▶ Instructions to follow:
Make an exact copy of the data below, leaving out every picture.
══ Data section ══
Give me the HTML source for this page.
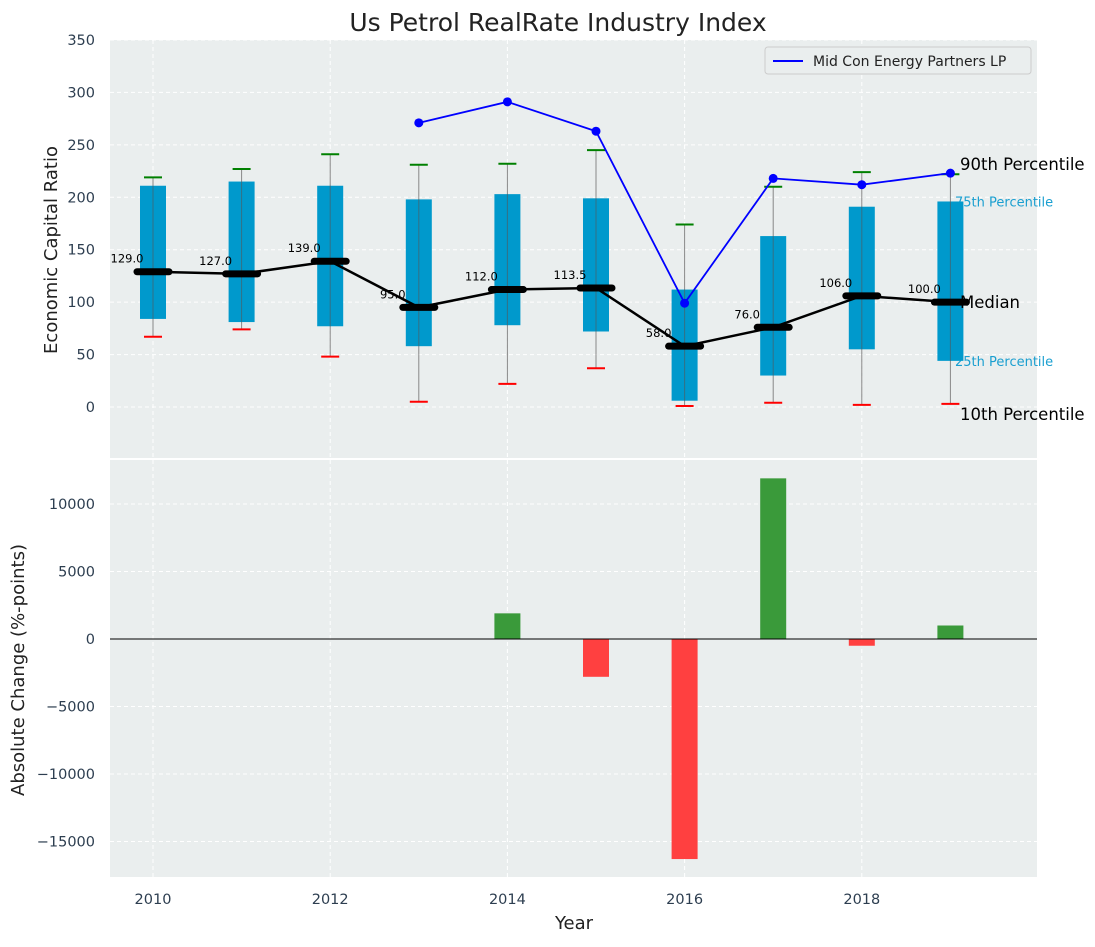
<!DOCTYPE html>
<html><head><meta charset="utf-8"><style>
body{margin:0;background:#fff;}
svg{font-family:"DejaVu Sans","Liberation Sans",sans-serif;}
</style></head><body>
<svg id="c" width="1095" height="942" xmlns="http://www.w3.org/2000/svg"></svg>
<script>
const years=[2010,2011,2012,2013,2014,2015,2016,2017,2018,2019];
const q1=[84,81,77,58,78,72,6,30,55,44];
const q3=[211,215,211,198,203,199,112,163,191,196];
const p10=[67,74,48,5,22,37,1,4,2,3];
const p90=[219,227,241,231,232,245,174,210,224,222];
const medians=[129,127,139,95,112,113.5,58,76,106,100];
const peerYears=[2013,2014,2015,2016,2017,2018,2019];
const peerValues=[271,291,263,99,218,212,223];
const changeYears=[2014,2015,2016,2017,2018,2019];
const changeValues=[1900,-2800,-16300,11900,-500,1000];
const yTicksTop=[0,50,100,150,200,250,300,350];
const yTicksBot=[-15000,-10000,-5000,0,5000,10000];
const xTicks=[2010,2012,2014,2016,2018];

const svg=document.getElementById('c');
const NS='http://www.w3.org/2000/svg';
function el(t,a,txt){const e=document.createElementNS(NS,t);for(const k in a)e.setAttribute(k,a[k]);if(txt!==undefined)e.textContent=txt;svg.appendChild(e);return e;}
const L=110,R=1037;
const X=v=>153+(v-2010)*88.6;
const Y1=v=>407-v*1.0486;
const Y2=v=>639-v*0.0135;

let e;
e=el('rect',{x:L,y:40,width:R-L,height:418,fill:'#eaeeee'});

e=el('rect',{x:L,y:460,width:R-L,height:417,fill:'#eaeeee'});


xTicks.forEach(t=>{
 el('line',{x1:X(t),x2:X(t),y1:40,y2:458,stroke:'#fff','stroke-dasharray':'4,3'});
 el('line',{x1:X(t),x2:X(t),y1:460,y2:877,stroke:'#fff','stroke-dasharray':'4,3'});
 e=el('text',{x:X(t),y:904,'text-anchor':'middle','font-size':14.5,fill:'#2d3e50'},t);
 
});
yTicksTop.forEach(t=>{
 el('line',{x1:L,x2:R,y1:Y1(t),y2:Y1(t),stroke:'#fff','stroke-dasharray':'4,3'});
 e=el('text',{x:95,y:Y1(t)+5,'text-anchor':'end','font-size':14.5,fill:'#2d3e50'},t);
 
});
yTicksBot.forEach(t=>{
 el('line',{x1:L,x2:R,y1:Y2(t),y2:Y2(t),stroke:'#fff','stroke-dasharray':'4,3'});
 e=el('text',{x:95,y:Y2(t)+5,'text-anchor':'end','font-size':14.5,fill:'#2d3e50'},(t<0?'\u2212'+(-t):t));
 
});

const lx=960;
e=el('text',{x:955,y:Y1(196)+5,'font-size':13,fill:'#1a9fd0'},'75th Percentile');

e=el('text',{x:955,y:Y1(44)+5,'font-size':13,fill:'#1a9fd0'},'25th Percentile');


years.forEach((yr,i)=>{
 const x=X(yr);
 e=el('line',{x1:x,x2:x,y1:Y1(p10[i]),y2:Y1(p90[i]),stroke:'#888','stroke-width':1});
 
 e=el('rect',{x:x-13,y:Y1(q3[i]),width:26,height:Y1(q1[i])-Y1(q3[i]),fill:'#0099cc'});
 
 el('line',{x1:x,x2:x,y1:Y1(q1[i]),y2:Y1(q3[i]),stroke:'#555','stroke-width':1,opacity:0.6});
 e=el('line',{x1:x-9,x2:x+9,y1:Y1(p90[i]),y2:Y1(p90[i]),stroke:'green','stroke-width':2});
 
 e=el('line',{x1:x-9,x2:x+9,y1:Y1(p10[i]),y2:Y1(p10[i]),stroke:'red','stroke-width':2});
 
});
e=el('polyline',{points:years.map((y,i)=>X(y)+','+Y1(medians[i])).join(' '),fill:'none',stroke:'#000','stroke-width':2.5});

years.forEach((yr,i)=>{
 e=el('line',{x1:X(yr)-16,x2:X(yr)+16,y1:Y1(medians[i]),y2:Y1(medians[i]),stroke:'#000','stroke-width':7,'stroke-linecap':'round'});
 
 e=el('text',{x:X(yr)-26,y:Y1(medians[i])-9,'text-anchor':'middle','font-size':11.5,fill:'#000'},medians[i].toFixed(1));
 
});
e=el('polyline',{points:peerYears.map((y,i)=>X(y)+','+Y1(peerValues[i])).join(' '),fill:'none',stroke:'#0000ff','stroke-width':1.8});

peerYears.forEach((y,i)=>{
 e=el('circle',{cx:X(y),cy:Y1(peerValues[i]),r:4.5,fill:'#0000ff'});
 
});
[['90th Percentile',170,'p90-label'],['Median',308,'median-label'],['10th Percentile',420,'p10-label']].forEach(a=>{
 e=el('text',{x:lx,y:a[1],'font-size':16.5,fill:'#000'},a[0]);
 
});
e=el('rect',{x:765,y:47,width:266,height:27,fill:'#eaeeee',stroke:'#ccc',rx:3});

el('line',{x1:773,x2:803,y1:61,y2:61,stroke:'#0000ff','stroke-width':2});
e=el('text',{x:813,y:66,'font-size':14,fill:'#222'},'Mid Con Energy Partners LP');


changeYears.forEach((y,i)=>{
 const v=changeValues[i];
 e=el('rect',{x:X(y)-13,y:Math.min(Y2(v),Y2(0)),width:26,height:Math.abs(Y2(v)-Y2(0)),fill:v>=0?'#3a9a3a':'#ff4040'});
 
});
el('line',{x1:L,x2:R,y1:Y2(0),y2:Y2(0),stroke:'#000','stroke-width':1});

e=el('text',{x:558,y:31,'text-anchor':'middle','font-size':25,fill:'#222'},'Us Petrol RealRate Industry Index');

e=el('text',{x:574,y:929,'text-anchor':'middle','font-size':18,fill:'#222'},'Year');

e=el('text',{x:57,y:250,'text-anchor':'middle','font-size':18,fill:'#222',transform:'rotate(-90 57 250)'},'Economic Capital Ratio');

e=el('text',{x:24,y:670,'text-anchor':'middle','font-size':18,fill:'#222',transform:'rotate(-90 24 670)'},'Absolute Change (%-points)');

</script>
</body></html>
═══
▶ Full response:
Give me the HTML source for this page.
<!DOCTYPE html>
<html><head><meta charset="utf-8"><style>
body{margin:0;background:#fff;}
svg{font-family:"DejaVu Sans","Liberation Sans",sans-serif;}
</style></head><body>
<svg id="c" width="1095" height="942" xmlns="http://www.w3.org/2000/svg"></svg>
<script>
const years=[2010,2011,2012,2013,2014,2015,2016,2017,2018,2019];
const q1=[84,81,77,58,78,72,6,30,55,44];
const q3=[211,215,211,198,203,199,112,163,191,196];
const p10=[67,74,48,5,22,37,1,4,2,3];
const p90=[219,227,241,231,232,245,174,210,224,222];
const medians=[129,127,139,95,112,113.5,58,76,106,100];
const peerYears=[2013,2014,2015,2016,2017,2018,2019];
const peerValues=[271,291,263,99,218,212,223];
const changeYears=[2014,2015,2016,2017,2018,2019];
const changeValues=[1900,-2800,-16300,11900,-500,1000];
const yTicksTop=[0,50,100,150,200,250,300,350];
const yTicksBot=[-15000,-10000,-5000,0,5000,10000];
const xTicks=[2010,2012,2014,2016,2018];

const svg=document.getElementById('c');
const NS='http://www.w3.org/2000/svg';
function el(t,a,txt){const e=document.createElementNS(NS,t);for(const k in a)e.setAttribute(k,a[k]);if(txt!==undefined)e.textContent=txt;svg.appendChild(e);return e;}
const L=110,R=1037;
const X=v=>153+(v-2010)*88.6;
const Y1=v=>407-v*1.0486;
const Y2=v=>639-v*0.0135;

let e;
e=el('rect',{x:L,y:40,width:R-L,height:418,fill:'#eaeeee'});

e=el('rect',{x:L,y:460,width:R-L,height:417,fill:'#eaeeee'});


xTicks.forEach(t=>{
 el('line',{x1:X(t),x2:X(t),y1:40,y2:458,stroke:'#fff','stroke-dasharray':'4,3'});
 el('line',{x1:X(t),x2:X(t),y1:460,y2:877,stroke:'#fff','stroke-dasharray':'4,3'});
 e=el('text',{x:X(t),y:904,'text-anchor':'middle','font-size':14.5,fill:'#2d3e50'},t);
 
});
yTicksTop.forEach(t=>{
 el('line',{x1:L,x2:R,y1:Y1(t),y2:Y1(t),stroke:'#fff','stroke-dasharray':'4,3'});
 e=el('text',{x:95,y:Y1(t)+5,'text-anchor':'end','font-size':14.5,fill:'#2d3e50'},t);
 
});
yTicksBot.forEach(t=>{
 el('line',{x1:L,x2:R,y1:Y2(t),y2:Y2(t),stroke:'#fff','stroke-dasharray':'4,3'});
 e=el('text',{x:95,y:Y2(t)+5,'text-anchor':'end','font-size':14.5,fill:'#2d3e50'},(t<0?'\u2212'+(-t):t));
 
});

const lx=960;
e=el('text',{x:955,y:Y1(196)+5,'font-size':13,fill:'#1a9fd0'},'75th Percentile');

e=el('text',{x:955,y:Y1(44)+5,'font-size':13,fill:'#1a9fd0'},'25th Percentile');


years.forEach((yr,i)=>{
 const x=X(yr);
 e=el('line',{x1:x,x2:x,y1:Y1(p10[i]),y2:Y1(p90[i]),stroke:'#888','stroke-width':1});
 
 e=el('rect',{x:x-13,y:Y1(q3[i]),width:26,height:Y1(q1[i])-Y1(q3[i]),fill:'#0099cc'});
 
 el('line',{x1:x,x2:x,y1:Y1(q1[i]),y2:Y1(q3[i]),stroke:'#555','stroke-width':1,opacity:0.6});
 e=el('line',{x1:x-9,x2:x+9,y1:Y1(p90[i]),y2:Y1(p90[i]),stroke:'green','stroke-width':2});
 
 e=el('line',{x1:x-9,x2:x+9,y1:Y1(p10[i]),y2:Y1(p10[i]),stroke:'red','stroke-width':2});
 
});
e=el('polyline',{points:years.map((y,i)=>X(y)+','+Y1(medians[i])).join(' '),fill:'none',stroke:'#000','stroke-width':2.5});

years.forEach((yr,i)=>{
 e=el('line',{x1:X(yr)-16,x2:X(yr)+16,y1:Y1(medians[i]),y2:Y1(medians[i]),stroke:'#000','stroke-width':7,'stroke-linecap':'round'});
 
 e=el('text',{x:X(yr)-26,y:Y1(medians[i])-9,'text-anchor':'middle','font-size':11.5,fill:'#000'},medians[i].toFixed(1));
 
});
e=el('polyline',{points:peerYears.map((y,i)=>X(y)+','+Y1(peerValues[i])).join(' '),fill:'none',stroke:'#0000ff','stroke-width':1.8});

peerYears.forEach((y,i)=>{
 e=el('circle',{cx:X(y),cy:Y1(peerValues[i]),r:4.5,fill:'#0000ff'});
 
});
[['90th Percentile',170,'p90-label'],['Median',308,'median-label'],['10th Percentile',420,'p10-label']].forEach(a=>{
 e=el('text',{x:lx,y:a[1],'font-size':16.5,fill:'#000'},a[0]);
 
});
e=el('rect',{x:765,y:47,width:266,height:27,fill:'#eaeeee',stroke:'#ccc',rx:3});

el('line',{x1:773,x2:803,y1:61,y2:61,stroke:'#0000ff','stroke-width':2});
e=el('text',{x:813,y:66,'font-size':14,fill:'#222'},'Mid Con Energy Partners LP');


changeYears.forEach((y,i)=>{
 const v=changeValues[i];
 e=el('rect',{x:X(y)-13,y:Math.min(Y2(v),Y2(0)),width:26,height:Math.abs(Y2(v)-Y2(0)),fill:v>=0?'#3a9a3a':'#ff4040'});
 
});
el('line',{x1:L,x2:R,y1:Y2(0),y2:Y2(0),stroke:'#000','stroke-width':1});

e=el('text',{x:558,y:31,'text-anchor':'middle','font-size':25,fill:'#222'},'Us Petrol RealRate Industry Index');

e=el('text',{x:574,y:929,'text-anchor':'middle','font-size':18,fill:'#222'},'Year');

e=el('text',{x:57,y:250,'text-anchor':'middle','font-size':18,fill:'#222',transform:'rotate(-90 57 250)'},'Economic Capital Ratio');

e=el('text',{x:24,y:670,'text-anchor':'middle','font-size':18,fill:'#222',transform:'rotate(-90 24 670)'},'Absolute Change (%-points)');

</script>
</body></html>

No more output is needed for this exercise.